START DATA PROVIDED

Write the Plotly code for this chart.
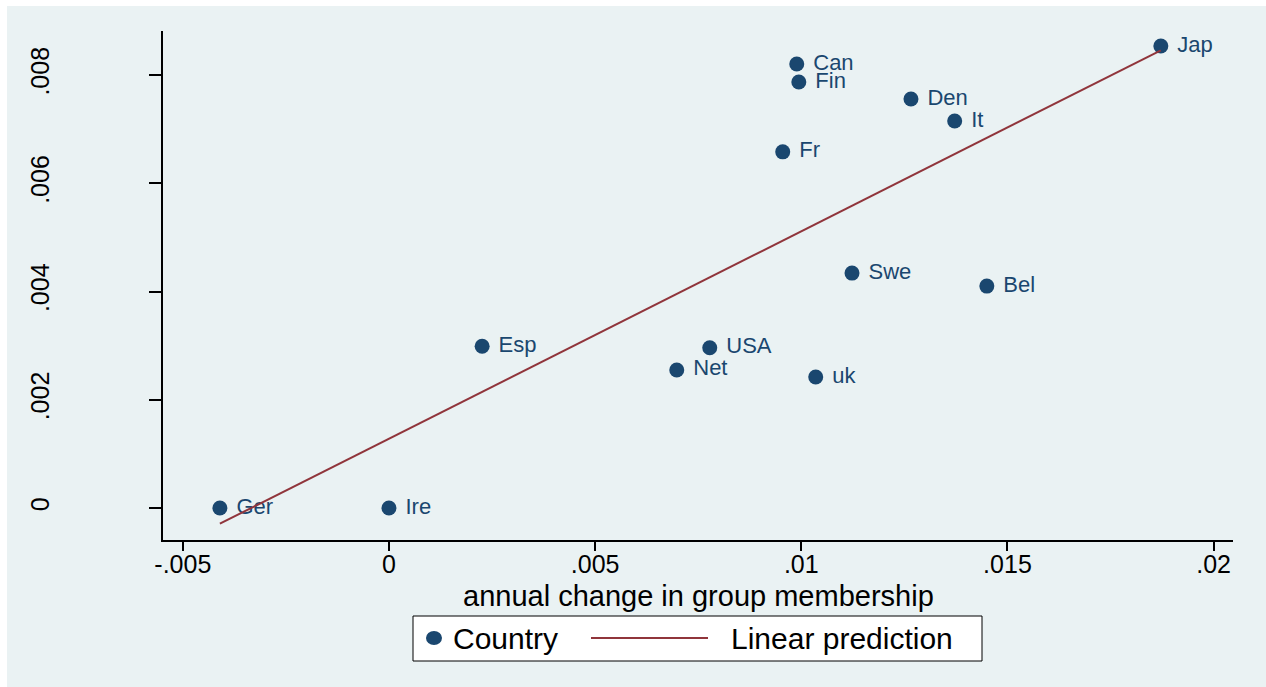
import numpy as np
import plotly.graph_objects as go

# ---- data ----
countries = ["Jap", "Can", "Fin", "Den", "It", "Fr", "Swe", "Bel",
             "Esp", "USA", "Net", "uk", "Ger", "Ire"]
group_change = [0.01872, 0.00989, 0.00994, 0.01266, 0.01372, 0.00955, 0.01123, 0.01450,
                0.00226, 0.00778, 0.00698, 0.01035, -0.00410, 0.0]
outcome = [0.008536, 0.008203, 0.00787, 0.007556, 0.00715, 0.00658, 0.00434, 0.00410,
           0.00299, 0.00296, 0.00255, 0.00242, 0.0, 0.0]

x_tickvals = [-0.005, 0.0, 0.005, 0.01, 0.015, 0.02]
x_ticktext = ["-.005", "0", ".005", ".01", ".015", ".02"]
y_tickvals = [0.0, 0.002, 0.004, 0.006, 0.008]
y_ticktext = ["0", ".002", ".004", ".006", ".008"]

x_title = "annual change in group membership"
scatter_name = "Country"
fit_name = "Linear prediction"

# ---- linear fit over the observed x range ----
xa = np.array(group_change)
ya = np.array(outcome)
slope, intercept = np.polyfit(xa, ya, 1)
fit_x = [xa.min(), xa.max()]
fit_y = [intercept + slope * v for v in fit_x]

NAVY = "#1a476f"
MAROON = "#90353b"
BG = "#eaf2f3"
FONT = "Liberation Sans, Arial, sans-serif"

fig = go.Figure()
fig.add_trace(go.Scatter(
    x=group_change, y=outcome, mode="markers+text", name=scatter_name,
    text=["\u00a0" + c for c in countries], textposition="middle right",
    textfont=dict(family=FONT, size=22, color=NAVY),
    marker=dict(color=NAVY, size=15, line=dict(width=0)),
    cliponaxis=False, showlegend=False,
))
fig.add_trace(go.Scatter(
    x=fit_x, y=fit_y, mode="lines", name=fit_name,
    line=dict(color=MAROON, width=2), showlegend=False,
))

W, H = 1266, 687
L, R, T, B = 163, 33, 31, 147
pw, ph = W - L - R, H - T - B


def px_x(p):
    return (p - L) / pw


def px_y(p):
    return (H - B - p) / ph


# outer Stata-like background
fig.add_shape(type="rect", xref="paper", yref="paper", layer="below",
              x0=px_x(7), x1=px_x(W + 5), y0=px_y(H + 5), y1=px_y(6),
              fillcolor=BG, line=dict(width=0))

# x-axis title
fig.add_annotation(text=x_title, xref="paper", yref="paper",
                   x=px_x(698), y=px_y(596), xanchor="center", yanchor="middle",
                   showarrow=False, font=dict(family=FONT, size=29, color="black"))

# legend box (Stata style)
fig.add_shape(type="rect", xref="paper", yref="paper", layer="above",
              x0=px_x(413), x1=px_x(982), y0=px_y(661), y1=px_y(616),
              fillcolor="white", line=dict(color="black", width=1))
fig.add_shape(type="circle", xref="paper", yref="paper", layer="above",
              x0=px_x(426), x1=px_x(442), y0=px_y(645), y1=px_y(631),
              fillcolor=NAVY, line=dict(width=0))
fig.add_annotation(text=scatter_name, xref="paper", yref="paper",
                   x=px_x(451), y=px_y(638), xanchor="left", yanchor="middle",
                   showarrow=False, font=dict(family=FONT, size=30, color="black"))
fig.add_shape(type="line", xref="paper", yref="paper", layer="above",
              x0=px_x(591), x1=px_x(708), y0=px_y(638), y1=px_y(638),
              line=dict(color=MAROON, width=2))
fig.add_annotation(text=fit_name, xref="paper", yref="paper",
                   x=px_x(729), y=px_y(638), xanchor="left", yanchor="middle",
                   showarrow=False, font=dict(family=FONT, size=30, color="black"))

fig.update_layout(
    width=W, height=H,
    margin=dict(l=L, r=R, t=T, b=B, pad=0),
    paper_bgcolor="white", plot_bgcolor="white",
    font=dict(family=FONT, color="black"),
    showlegend=False,
    xaxis=dict(
        range=[-0.00548, 0.02047], tickvals=x_tickvals, ticktext=x_ticktext,
        showgrid=False, zeroline=False, showline=True, linecolor="black", linewidth=1.5,
        ticks="outside", ticklen=9, tickcolor="black", tickwidth=1.5,
        ticklabelstandoff=-8,
        tickfont=dict(family=FONT, size=25, color="black"),
        automargin=False,
    ),
    yaxis=dict(
        range=[-0.000591, 0.008813], tickvals=y_tickvals, ticktext=y_ticktext,
        showgrid=True, gridcolor=BG, gridwidth=2, zeroline=False,
        showline=True, linecolor="black", linewidth=1.5,
        ticks="outside", ticklen=12, tickcolor="black", tickwidth=1.5,
        tickangle=-90, ticklabelstandoff=90,
        tickfont=dict(family=FONT, size=25, color="black"),
        automargin=False,
    ),
)

fig.write_html("out.html", config={"displayModeBar": False},
               post_script="document.body.style.margin='0';document.body.style.overflow='hidden';")
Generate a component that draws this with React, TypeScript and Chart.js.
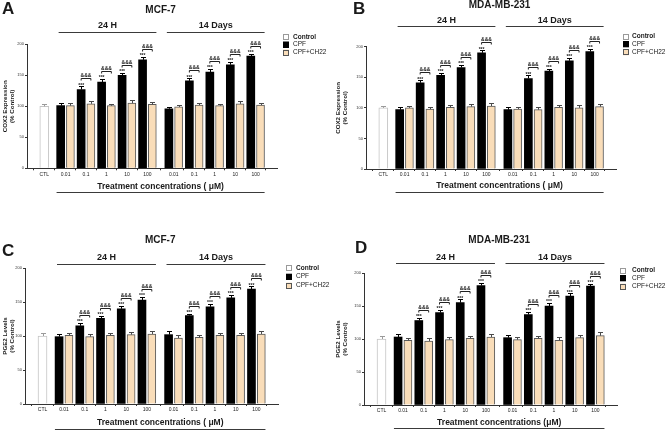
import React, { useEffect, useRef } from "react";
import { Chart, registerables } from "chart.js";

Chart.register(...registerables);

const FONT = "'Liberation Sans', Arial, Helvetica, sans-serif";
const W = 333;
const H = 215;

// ---------- data ----------
const concentrations = ["0.01", "0.1", "1", "10", "100"];
const periods = ["24 H", "14 Days"];
const seriesNames = ["Control", "CPF", "CPF+CH22"];
const ctlLabel = "CTL";
const yTickValues = [0, 50, 100, 150, 200];
const cpfMarks = ["", "***", "***", "***", "***", "", "***", "***", "***", "***"];
const ch22Marks = ["", "&&&", "&&&", "&&&", "&&&", "", "&&&", "&&&", "&&&", "&&&"];

// A: COX2, MCF-7
const coxMcfControl = [100];
const coxMcfControlErr = [3];
const coxMcfCpf = [101, 127, 139, 150, 175, 96, 141, 155, 167, 181];
const coxMcfCpfErr = [4, 5, 5, 4, 4, 3, 4, 5, 4, 4];
const coxMcfCh22 = [101, 104, 101, 105, 103, 99, 102, 101, 104, 102];
const coxMcfCh22Err = [4, 4, 3, 5, 4, 3, 4, 3, 4, 4];

// B: COX2, MDA-MB-231
const coxMdaControl = [100];
const coxMdaControlErr = [3];
const coxMdaCpf = [97, 141, 153, 166, 190, 97, 148, 160, 177, 192];
const coxMdaCpfErr = [4, 4, 4, 4, 4, 4, 5, 4, 5, 4];
const coxMdaCh22 = [100, 98, 101, 102, 103, 98, 97, 101, 100, 102];
const coxMdaCh22Err = [3, 4, 4, 4, 5, 4, 4, 4, 4, 5];

// C: PGE2, MCF-7
const pgeMcfControl = [100];
const pgeMcfControlErr = [4];
const pgeMcfCpf = [99, 115, 126, 140, 153, 102, 130, 143, 156, 169];
const pgeMcfCpfErr = [4, 4, 4, 4, 5, 5, 3, 4, 4, 4];
const pgeMcfCh22 = [101, 99, 101, 102, 103, 97, 98, 101, 101, 103];
const pgeMcfCh22Err = [3, 4, 4, 4, 4, 4, 3, 4, 3, 4];

// D: PGE2, MDA-MB-231
const pgeMdaControl = [100];
const pgeMdaControlErr = [4];
const pgeMdaCpf = [103, 128, 140, 155, 181, 102, 137, 150, 165, 180];
const pgeMdaCpfErr = [5, 4, 4, 5, 4, 4, 4, 5, 4, 4];
const pgeMdaCh22 = [98, 97, 99, 101, 103, 99, 101, 98, 102, 105];
const pgeMdaCh22Err = [4, 4, 4, 4, 5, 4, 4, 5, 4, 5];

// ---------- layout (positions/styles) ----------
const X_MAX = 22.2;
const CTL_X = 0.58;
const GROUP_START = [2.18, 12.75];
const PAIR_PITCH = 2;
const PAIR_OFFSET = 0.95;

const BEIGE = "#F9DDB9";
const CH_BORDER = "#5a5a5a";
const CTL_BORDER = "#c4c4c4";
const TXT = "#1a1a1a";
const LINE = "#3a3a3a";

function barX(i: number, series: number) {
  const p = Math.floor(i / 5);
  const k = i % 5;
  return GROUP_START[p] + k * PAIR_PITCH + (series === 2 ? PAIR_OFFSET : 0);
}

const panels = [
  {
    letter: "A", title: "MCF-7", yTitle: ["COX2 Expression", "(% Control)"], unit: "( \u03bcM)",
    control: coxMcfControl, controlErr: coxMcfControlErr, cpf: coxMcfCpf, cpfErr: coxMcfCpfErr, ch: coxMcfCh22, chErr: coxMcfCh22Err,
    g: { x: 0, y: 0, left: 27, right: 277, top: 44.3, bottom: 168.3, letterX: 2, letterY: 9, titleY: 10, groupTextY: 26, groupLineY: 32, treatTextY: 187, treatLineY: 192, legendBoxX: 283, legendTextX: 293, legendY: [37, 44.5, 52.5] },
  },
  {
    letter: "B", title: "MDA-MB-231", yTitle: ["COX2 Expression", "(% Control)"], unit: "( \u03bcM)",
    control: coxMdaControl, controlErr: coxMdaControlErr, cpf: coxMdaCpf, cpfErr: coxMdaCpfErr, ch: coxMdaCh22, chErr: coxMdaCh22Err,
    g: { x: 333, y: 0, left: 33, right: 283, top: 46.7, bottom: 169, letterX: 20, letterY: 9, titleY: 5.5, groupTextY: 21, groupLineY: 26, treatTextY: 186, treatLineY: 192, legendBoxX: 290, legendTextX: 299, legendY: [36.7, 44.3, 52.3] },
  },
  {
    letter: "C", title: "MCF-7", yTitle: ["PGE2 Levels", "(% Control)"], unit: "( \u03bcM)",
    control: pgeMcfControl, controlErr: pgeMcfControlErr, cpf: pgeMcfCpf, cpfErr: pgeMcfCpfErr, ch: pgeMcfCh22, chErr: pgeMcfCh22Err,
    g: { x: 0, y: 215, left: 25, right: 278, top: 53, bottom: 189, letterX: 2, letterY: 36, titleY: 25, groupTextY: 43, groupLineY: 49, treatTextY: 208, treatLineY: 214, legendBoxX: 286, legendTextX: 296, legendY: [53.3, 61.7, 70.7] },
  },
  {
    letter: "D", title: "MDA-MB-231", yTitle: ["PGE2 Levels", "(% Control)"], unit: "(\u03bcM)",
    control: pgeMdaControl, controlErr: pgeMdaControlErr, cpf: pgeMdaCpf, cpfErr: pgeMdaCpfErr, ch: pgeMdaCh22, chErr: pgeMdaCh22Err,
    g: { x: 333, y: 215, left: 31, right: 284, top: 58, bottom: 190, letterX: 22, letterY: 33, titleY: 25, groupTextY: 43, groupLineY: 48, treatTextY: 208, treatLineY: 213, legendBoxX: 287, legendTextX: 299, legendY: [55.7, 63.3, 71.7] },
  },
];

function makeDecor(cfg: any) {
  const g = cfg.g;
  return {
    id: "panelDecor",
    afterDatasetsDraw(chart: any) {
      const ctx = chart.ctx;
      const ys = chart.scales.y;
      const sets = [
        [cfg.control, cfg.controlErr, "#9a9a9a"],
        [cfg.cpf, cfg.cpfErr, "#000"],
        [cfg.ch, cfg.chErr, "#4a4a4a"],
      ];
      ctx.save();
      ctx.lineWidth = 1;
      sets.forEach((s: any, di: number) => {
        const meta = chart.getDatasetMeta(di);
        meta.data.forEach((el: any, i: number) => {
          const v = s[0][i];
          const e = s[1][i];
          const topY = ys.getPixelForValue(v);
          const capY = Math.round(ys.getPixelForValue(v + e)) + 0.5;
          const x = Math.round(el.x) + 0.5;
          ctx.strokeStyle = s[2];
          ctx.beginPath();
          ctx.moveTo(x, topY);
          ctx.lineTo(x, capY);
          ctx.moveTo(x - 2.5, capY);
          ctx.lineTo(x + 2.5, capY);
          ctx.stroke();
        });
      });
      // significance marks
      const m1 = chart.getDatasetMeta(1);
      const m2 = chart.getDatasetMeta(2);
      cfg.cpf.forEach((v: number, i: number) => {
        const capY = ys.getPixelForValue(v + cfg.cpfErr[i]);
        const cx = m1.data[i].x;
        const hx = m2.data[i].x;
        ctx.fillStyle = TXT;
        ctx.textAlign = "center";
        ctx.textBaseline = "middle";
        if (cpfMarks[i]) {
          ctx.font = `bold 5px ${FONT}`;
          ctx.fillText(cpfMarks[i], cx, capY - 1.2);
        }
        if (ch22Marks[i]) {
          const by = Math.round(capY - 8) + 0.5;
          ctx.strokeStyle = "#222";
          ctx.beginPath();
          ctx.moveTo(cx, by + 2);
          ctx.lineTo(cx, by);
          ctx.lineTo(hx, by);
          ctx.lineTo(hx, by + 2);
          ctx.stroke();
          ctx.font = `bold 5px ${FONT}`;
          ctx.fillText(ch22Marks[i], (cx + hx) / 2, by - 2.8);
        }
      });
      ctx.restore();
    },
    afterDraw(chart: any) {
      const ctx = chart.ctx;
      const xs = chart.scales.x;
      ctx.save();
      ctx.fillStyle = TXT;
      ctx.strokeStyle = LINE;
      ctx.lineWidth = 1;
      // panel letter
      ctx.textAlign = "left";
      ctx.textBaseline = "middle";
      ctx.font = `bold 17px ${FONT}`;
      ctx.fillText(cfg.letter, g.letterX, g.letterY);
      // group lines
      const groupEnds: number[][] = [];
      periods.forEach((p, pi) => {
        const x0 = xs.getPixelForValue(GROUP_START[pi] - 0.2);
        const x1 = xs.getPixelForValue(GROUP_START[pi] + 4 * PAIR_PITCH + PAIR_OFFSET + 0.4);
        groupEnds.push([x0, x1]);
        const ly = Math.round(g.groupLineY) + 0.5;
        ctx.beginPath();
        ctx.moveTo(x0, ly);
        ctx.lineTo(x1, ly);
        ctx.stroke();
        ctx.textAlign = "center";
        ctx.font = `bold 9px ${FONT}`;
        ctx.fillText(p, (x0 + x1) / 2, g.groupTextY);
      });
      // treatment line
      const tx0 = groupEnds[0][0] - (xs.getPixelForValue(0.2) - xs.getPixelForValue(0));
      const tx1 = groupEnds[1][1];
      const tly = Math.round(g.treatLineY) + 0.5;
      ctx.beginPath();
      ctx.moveTo(tx0, tly);
      ctx.lineTo(tx1, tly);
      ctx.stroke();
      ctx.font = `bold 8.5px ${FONT}`;
      ctx.textAlign = "center";
      ctx.fillText(`Treatment concentrations ${cfg.unit}`, (tx0 + tx1) / 2, g.treatTextY);
      // title
      ctx.font = `bold 10px ${FONT}`;
      ctx.fillText(cfg.title, (tx0 + tx1) / 2, g.titleY);
      // y title
      const cy = (g.top + g.bottom) / 2;
      ctx.font = `bold 6.2px ${FONT}`;
      [5.5, 12].forEach((x, li) => {
        ctx.save();
        ctx.translate(x, cy);
        ctx.rotate(-Math.PI / 2);
        ctx.textAlign = "center";
        ctx.textBaseline = "middle";
        ctx.fillText(cfg.yTitle[li], 0, 0);
        ctx.restore();
      });
      // legend
      const fills = ["#ffffff", "#000000", BEIGE];
      const strokes = ["#9a9a9a", "#000000", "#555555"];
      seriesNames.forEach((name, i) => {
        const yy = g.legendY[i];
        ctx.fillStyle = fills[i];
        ctx.fillRect(g.legendBoxX, yy - 3, 6, 6);
        ctx.strokeStyle = strokes[i];
        ctx.strokeRect(g.legendBoxX + 0.5, Math.round(yy - 3) + 0.5, 5, 5);
        ctx.fillStyle = TXT;
        ctx.textAlign = "left";
        ctx.textBaseline = "middle";
        ctx.font = `${i === 0 ? "bold " : ""}6.5px ${FONT}`;
        ctx.fillText(name, g.legendTextX, yy);
      });
      ctx.restore();
    },
  };
}

function Panel({ cfg }: { cfg: any }) {
  const ref = useRef<HTMLCanvasElement>(null);
  useEffect(() => {
    const canvas = ref.current;
    if (!canvas) return;
    const g = cfg.g;
    const tickPos = [CTL_X, ...concentrations.map((_, k) => GROUP_START[0] + k * PAIR_PITCH + PAIR_OFFSET / 2), ...concentrations.map((_, k) => GROUP_START[1] + k * PAIR_PITCH + PAIR_OFFSET / 2)];
    const tickLabels = [ctlLabel, ...concentrations, ...concentrations];
    const chart = new Chart(canvas, {
      type: "bar",
      data: {
        datasets: [
          {
            label: seriesNames[0],
            data: cfg.control.map((v: number) => ({ x: CTL_X, y: v })),
            backgroundColor: "#ffffff",
            borderColor: CTL_BORDER,
            borderWidth: 1,
            barThickness: 9,
            grouped: false,
          },
          {
            label: seriesNames[1],
            data: cfg.cpf.map((v: number, i: number) => ({ x: barX(i, 1), y: v })),
            backgroundColor: "#000000",
            borderWidth: 0,
            barThickness: 8,
            grouped: false,
          },
          {
            label: seriesNames[2],
            data: cfg.ch.map((v: number, i: number) => ({ x: barX(i, 2), y: v })),
            backgroundColor: BEIGE,
            borderColor: CH_BORDER,
            borderWidth: 1,
            barThickness: 8,
            grouped: false,
          },
        ] as any,
      },
      options: {
        animation: false,
        responsive: false,
        events: [],
        layout: { padding: { left: 0, right: W - g.right, top: g.top, bottom: 0 } },
        plugins: { legend: { display: false }, tooltip: { enabled: false } },
        scales: {
          x: {
            type: "linear",
            min: 0,
            max: X_MAX,
            afterFit: (s: any) => { s.height = H - g.bottom; },
            afterBuildTicks: (s: any) => { s.ticks = tickPos.map((v) => ({ value: v })); },
            ticks: {
              autoSkip: false,
              maxRotation: 0,
              padding: 1,
              color: "#222",
              font: { size: 5, family: FONT },
              callback: (_v: any, i: number) => tickLabels[i],
            },
            grid: { drawOnChartArea: false, drawTicks: true, tickLength: 2, color: "#333" },
            border: { display: true, color: "#333", width: 1 },
          },
          y: {
            min: 0,
            max: 200,
            afterFit: (s: any) => { s.width = g.left; },
            afterBuildTicks: (s: any) => { s.ticks = yTickValues.map((v) => ({ value: v })); },
            ticks: { padding: 1, color: "#333", font: { size: 4, family: FONT } },
            grid: { drawOnChartArea: false, drawTicks: true, tickLength: 2, color: "#333" },
            border: { display: true, color: "#333", width: 1 },
          },
        },
      } as any,
      plugins: [makeDecor(cfg)],
    });
    return () => chart.destroy();
  }, [cfg]);
  return (
    <canvas
      ref={ref}
      width={W}
      height={H}
      style={{ position: "absolute", left: cfg.g.x, top: cfg.g.y, width: W, height: H }}
    />
  );
}

export default function App() {
  return (
    <div style={{ position: "fixed", left: 0, top: 0, width: 666, height: 430, background: "#fff", overflow: "hidden" }}>
      {panels.map((p) => (
        <Panel key={p.letter} cfg={p} />
      ))}
    </div>
  );
}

END DATA PROVIDED

Exactly as written, please give again the lines from the beginning of the listing through the line containing "import plotly.graph_objects as go", inclusive, without any pictures.

* IN RESPONSE:
Write the Plotly code for this chart.
import numpy as np
import plotly.graph_objects as go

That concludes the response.